Universal fault-tolerant gates on concatenated stabilizer codes

Abstract

It is an oft-cited fact that no quantum code can support a set of fault-tolerant logical gates that is both universal and transversal. This no-go theorem is generally responsible for the interest in alternative universality constructions including magic state distillation. Widely overlooked, however, is the possibility of nontransversal, yet still fault-tolerant, gates that work directly on small quantum codes. Here, we demonstrate precisely the existence of such gates.
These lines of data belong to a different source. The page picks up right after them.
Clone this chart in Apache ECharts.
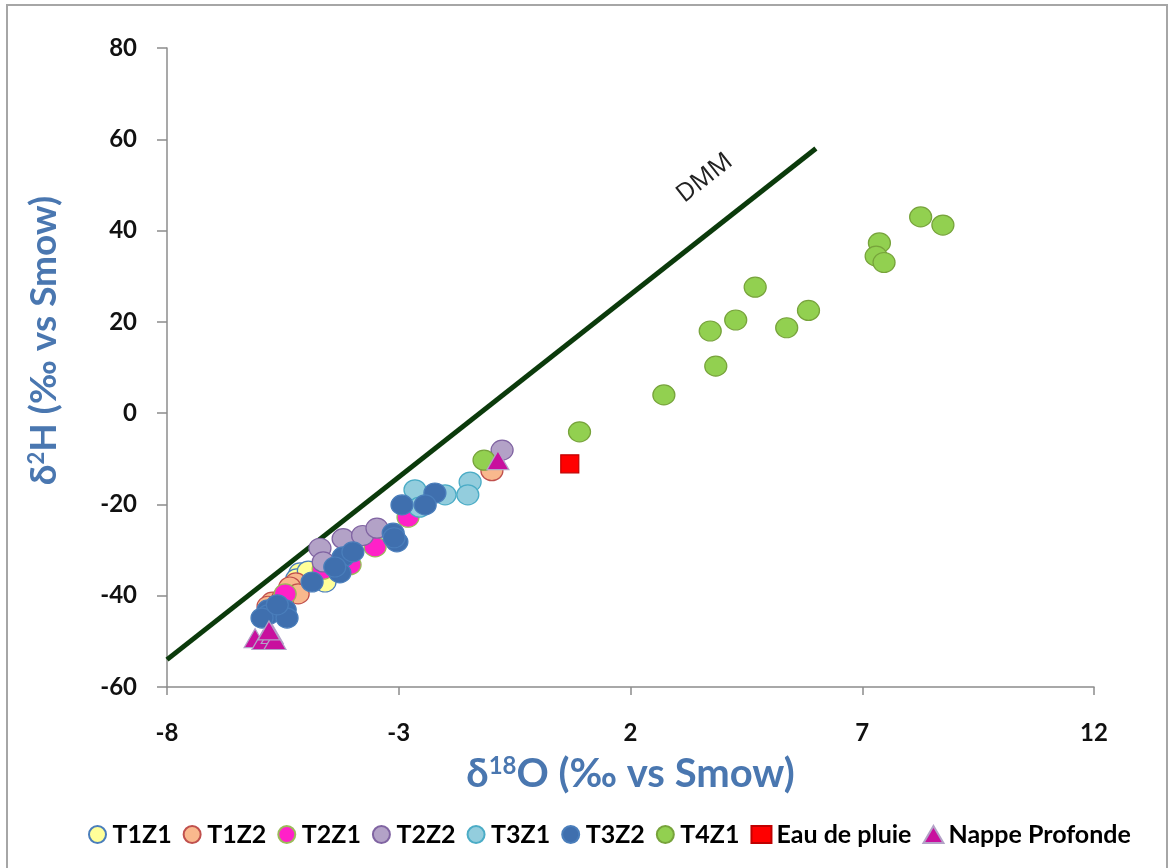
<!DOCTYPE html>
<html>
<head>
<meta charset="utf-8">
<script src="https://cdn.jsdelivr.net/npm/echarts@6/dist/echarts.min.js"></script>
<style>html,body{margin:0;padding:0;background:#fff}#c{width:1173px;height:868px}</style>
</head>
<body>
<div id="c"></div>
<script>
// ---- data ----
var xTicks = [-8, -3, 2, 7, 12];
var yTicks = [-60, -40, -20, 0, 20, 40, 60, 80];
var seriesNames = ['T1Z1', 'T1Z2', 'T2Z1', 'T2Z2', 'T3Z1', 'T3Z2', 'T4Z1', 'Eau de pluie', 'Nappe Profonde'];
var T1Z1 = [[-5.13,-35.0],[-4.74,-35.9],[-4.59,-37.0],[-5.20,-36.3],[-4.95,-34.6]];
var T1Z2 = [[-5.22,-37.2],[-5.35,-38.1],[-5.17,-39.6],[-5.73,-41.4],[-5.82,-42.3],[-5.50,-40.5],[-0.99,-12.6]];
var T2Z1 = [[-5.45,-39.6],[-3.51,-29.3],[-4.05,-33.2],[-2.80,-22.8],[-4.63,-34.2]];
var T2Z2 = [[-4.70,-29.6],[-4.63,-32.6],[-4.20,-27.5],[-3.78,-26.8],[-3.47,-25.2],[-0.77,-8.1]];
var T3Z1 = [[-1.46,-15.1],[-1.51,-17.9],[-2.65,-16.8],[-2.00,-17.9],[-2.55,-20.6]];
var T3Z2 = [[-4.20,-31.5],[-3.99,-30.4],[-4.27,-35.0],[-3.12,-26.3],[-3.04,-28.2],[-3.10,-27.3],[-4.87,-37.0],[-4.38,-33.7],
            [-2.22,-17.5],[-2.43,-20.1],[-2.93,-20.1],
            [-5.82,-43.1],[-5.45,-43.1],[-5.82,-44.2],[-5.41,-44.9],[-5.95,-44.9],[-5.62,-42.0]];
var T4Z1 = [[-1.16,-10.3],[0.90,-4.1],[2.72,4.0],[3.84,10.3],[3.72,18.0],[4.27,20.4],[4.69,27.6],[5.37,18.7],[5.84,22.5],
            [7.37,37.3],[7.30,34.4],[7.47,33.0],[8.26,43.0],[8.74,41.2]];
var EauDePluie = [[0.69,-11.1]];
var NappeProfonde = [[-0.86,-10.3],[-6.10,-49.3],[-5.93,-49.7],[-5.73,-48.4],[-5.67,-49.7],[-5.80,-47.6]];
var DMM = [[-8,-54],[6,58]];
var dmmLabel = 'DMM';

var chart = echarts.init(document.getElementById('c'), null, {renderer:'canvas'});
var FONT = 'Lato, "Open Sans", sans-serif';
var AX = '#8c8c8c';
var TITLE_C = '#4a77b0';

function sc(name, data, fill, border, symbol, size) {
  return {
    name: name, type: 'scatter', data: data,
    symbol: symbol || 'circle', symbolSize: size || [22, 20],
    itemStyle: {color: fill, borderColor: border, borderWidth: 1.2, opacity: 1},
    emphasis: {disabled: true}, z: 3
  };
}

var option = {
  animation: false,
  backgroundColor: '#fff',
  grid: {left: 167, right: 79, top: 48, bottom: 181, containLabel: false},
  xAxis: {
    type: 'value', min: xTicks[0], max: xTicks[xTicks.length-1], interval: 5,
    axisLine: {show: true, onZero: false, lineStyle: {color: AX, width: 1.5}},
    axisTick: {show: true, length: 8, lineStyle: {color: AX, width: 1.5}},
    splitLine: {show: false},
    axisLabel: {margin: 34, color: '#111', fontFamily: FONT, fontWeight: 'bold', fontSize: 24},
    name: '{a|δ}{s|18}{a|O (‰ vs Smow)}', nameLocation: 'middle', nameGap: 67,
    nameTextStyle: {rich: {
      a: {color: TITLE_C, fontFamily: FONT, fontWeight: 'bold', fontSize: 40},
      s: {color: TITLE_C, fontFamily: FONT, fontWeight: 'bold', fontSize: 24, verticalAlign: 'top', padding: [0,0,14,0]}
    }}
  },
  yAxis: {
    type: 'value', min: yTicks[0], max: yTicks[yTicks.length-1], interval: 20,
    axisLine: {show: true, onZero: false, lineStyle: {color: AX, width: 1.5}},
    axisTick: {show: true, length: 10, lineStyle: {color: AX, width: 1.5}},
    splitLine: {show: false},
    axisLabel: {margin: 30, color: '#111', fontFamily: FONT, fontWeight: 'bold', fontSize: 24},
    name: '{a|δ}{s|2}{a|H (‰ vs Smow)}', nameLocation: 'middle', nameGap: 104,
    nameTextStyle: {padding: [0, 0, 0, 54], rich: {
      a: {color: TITLE_C, fontFamily: FONT, fontWeight: 'bold', fontSize: 37},
      s: {color: TITLE_C, fontFamily: FONT, fontWeight: 'bold', fontSize: 22, verticalAlign: 'top', padding: [0,0,13,0]}
    }}
  },
  legend: {
    top: 817, left: 83, itemGap: 11, itemWidth: 20, itemHeight: 17,
    textStyle: {color: '#000', fontFamily: FONT, fontWeight: 'bold', fontSize: 25},
    data: seriesNames.map(function(n){return {name:n};})
  },
  series: [
    {
      name: 'DMM', type: 'line', data: DMM, symbol: 'none', silent: true,
      lineStyle: {color: '#0b3a0b', width: 5}, z: 2
    },
    sc(seriesNames[0], T1Z1, '#ffff99', '#4a7ebb'),
    sc(seriesNames[1], T1Z2, '#f9b88d', '#c0504d'),
    sc(seriesNames[2], T2Z1, '#ff21c8', '#9bbb59'),
    sc(seriesNames[3], T2Z2, '#b3a2c7', '#8064a2'),
    sc(seriesNames[4], T3Z1, '#93cddd', '#4bacc6'),
    sc(seriesNames[5], T3Z2, '#3f6fae', '#4a7ebb'),
    sc(seriesNames[6], T4Z1, '#92d050', '#77a33b'),
    sc(seriesNames[7], EauDePluie, '#ff0000', '#c00000', 'rect', [18, 18]),
    sc(seriesNames[8], NappeProfonde, '#c8109e', '#b3a2c7', 'triangle', [22, 19])
  ]
};
chart.setOption(option);

var p = chart.convertToPixel({gridIndex: 0}, [3.6, 51.5]);
chart.setOption({
  graphic: [
    {type: 'rect', shape: {x: 7, y: 5, width: 1160, height: 870}, style: {fill: 'none', stroke: '#a6a6a6', lineWidth: 2}, silent: true, z: 0},
    {type: 'text', x: p[0], y: p[1], rotation: 38.2 * Math.PI / 180,
     style: {text: dmmLabel, font: '25px "Open Sans", sans-serif', fill: '#222', align: 'center', verticalAlign: 'middle'}, z: 10}
  ]
});
</script>
</body>
</html>
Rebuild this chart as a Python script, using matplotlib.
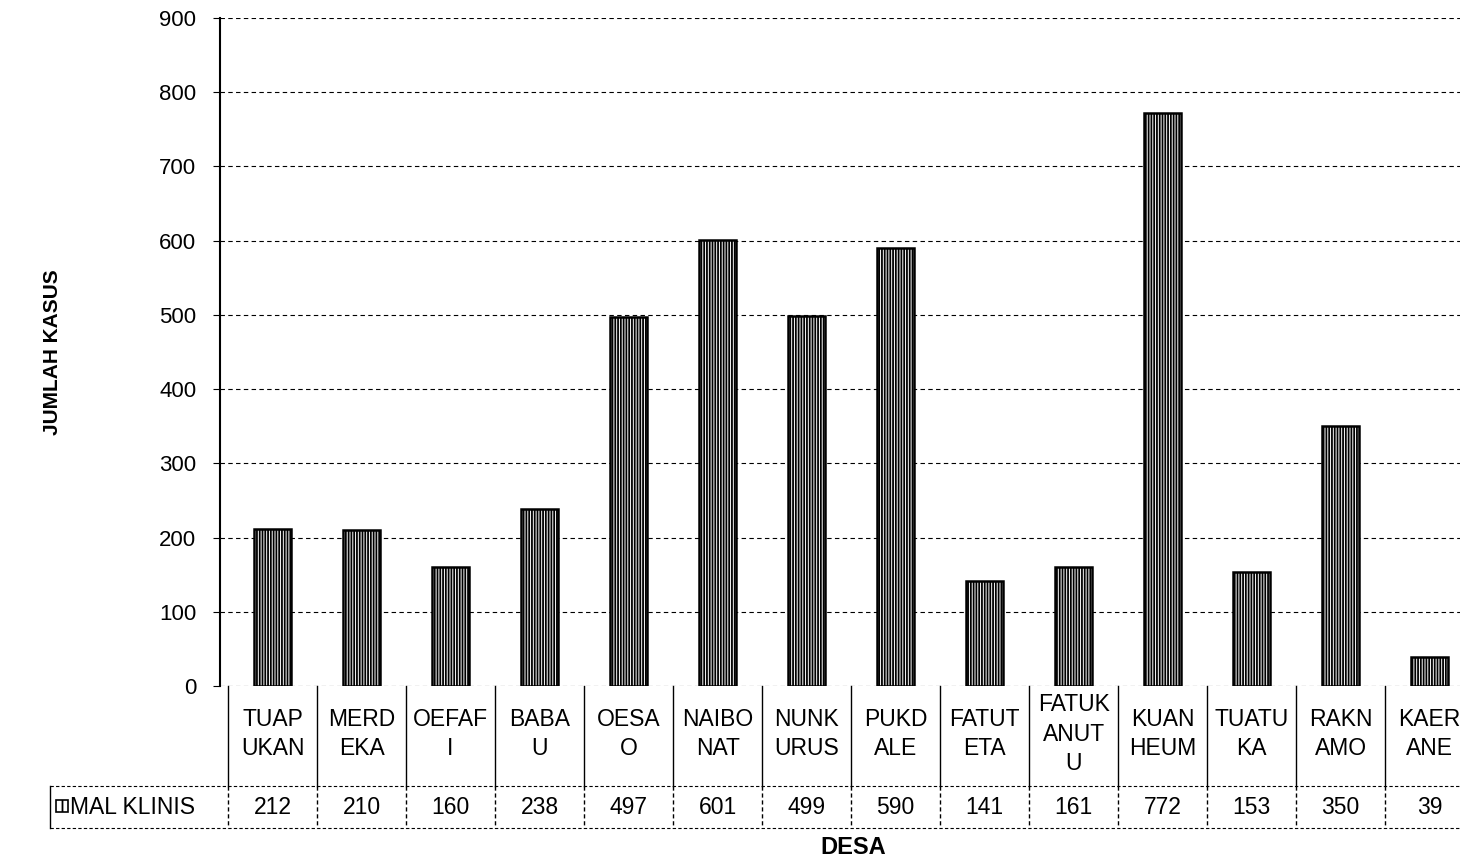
import matplotlib.pyplot as plt
import matplotlib.transforms as mtransforms
from matplotlib.patches import Rectangle

# Data
desa = ["TUAP\nUKAN", "MERD\nEKA", "OEFAF\nI", "BABA\nU", "OESA\nO", "NAIBO\nNAT",
        "NUNK\nURUS", "PUKD\nALE", "FATUT\nETA", "FATUK\nANUT\nU", "KUAN\nHEUM",
        "TUATU\nKA", "RAKN\nAMO", "KAER\nANE"]
mal_klinis = [212, 210, 160, 238, 497, 601, 499, 590, 141, 161, 772, 153, 350, 39]
yticks = [0, 100, 200, 300, 400, 500, 600, 700, 800, 900]

plt.rcParams['font.family'] = ['Liberation Sans', 'DejaVu Sans']
plt.rcParams['hatch.linewidth'] = 1.3

fig = plt.figure(figsize=(14.6, 8.61), dpi=100)
ax = fig.add_axes([220 / 1460, 175 / 861, 1240 / 1460, 668 / 861])

x = list(range(len(desa)))
ax.bar(x, mal_klinis, width=0.42, color='white', edgecolor='black',
       hatch='||||||', linewidth=1.8, zorder=3)

ax.set_ylim(0, 900)
ax.set_xlim(-0.59, 13.34)
ax.set_yticks(yticks)
ax.tick_params(axis='y', labelsize=16, length=5, pad=12, direction='out')
ax.set_xticks([])
ax.grid(axis='y', linestyle=(0, (4, 3)), color='black', linewidth=0.8, zorder=0)
for s in ['top', 'right', 'bottom']:
    ax.spines[s].set_visible(False)
ax.spines['left'].set_linewidth(1.5)

ax.set_ylabel("JUMLAH KASUS", fontsize=15, fontweight='bold', labelpad=70)

# data table below the axis
tr = mtransforms.blended_transform_factory(ax.transData, ax.transAxes)
y_top, y_mid, y_bot = 0.0, -0.1497, -0.2126
for i in range(len(desa) + 1):
    xb = i - 0.5
    ax.plot([xb, xb], [y_top, y_mid], transform=tr, color='black', lw=1.0, clip_on=False)
    ax.plot([xb, xb], [y_mid, y_bot], transform=tr, color='black', lw=1.0,
            linestyle=(0, (3, 2)), clip_on=False)
for i, (name, v) in enumerate(zip(desa, mal_klinis)):
    ax.text(i, -0.072, name, transform=tr, ha='center', va='center', fontsize=16.5,
            linespacing=1.35, clip_on=False)
    ax.text(i, (y_mid + y_bot) / 2, str(v), transform=tr, ha='center', va='center',
            fontsize=16.5, clip_on=False)

# row lines and legend cell (axes fraction coordinates)
x_left = (50 - 220) / 1240
for yy in [y_mid, y_bot]:
    ax.plot([x_left, 1.0], [yy, yy], transform=ax.transAxes, color='black', lw=0.8,
            linestyle=(0, (3, 2)), clip_on=False)
ax.plot([x_left, x_left], [y_mid, y_bot], transform=ax.transAxes, color='black',
        lw=1.0, clip_on=False)
ax.add_patch(Rectangle(((56 - 220) / 1240, -0.188), 12 / 1240, 12 / 668,
                       transform=ax.transAxes, facecolor='white', edgecolor='black',
                       hatch='||', lw=1.2, clip_on=False))
ax.text((70 - 220) / 1240, (y_mid + y_bot) / 2, "MAL KLINIS", transform=ax.transAxes,
        ha='left', va='center', fontsize=16.5, clip_on=False)

fig.text(853 / 1460, 1 - 848 / 861, "DESA", ha='center', va='center',
         fontsize=17, fontweight='bold')

fig.savefig("out.png", dpi=100)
In particular, we show how the limits of nontransversality can be overcome by performing rounds of intermediate error correction to create logical gates on stabilizer codes that use no ancillas other than those required for syndrome measurement. Moreover, the logical gates we construct, the most prominent examples being Toffoli and controlled-controlled-Z, often complete universal gate sets on their codes. We detail such universal constructions for the smallest quantum codes, the 5-qubit and 7-qubit codes, and then proceed to generalize the approach. One remarkable result of this generalization is that any nondegenerate stabilizer code with a complete set of fault-tolerant single-qubit Clifford gates has a universal set of fault-tolerant gates. Another is the interaction of logical qubits across different stabilizer codes, which, for instance, implies a broadly applicable method of code switching.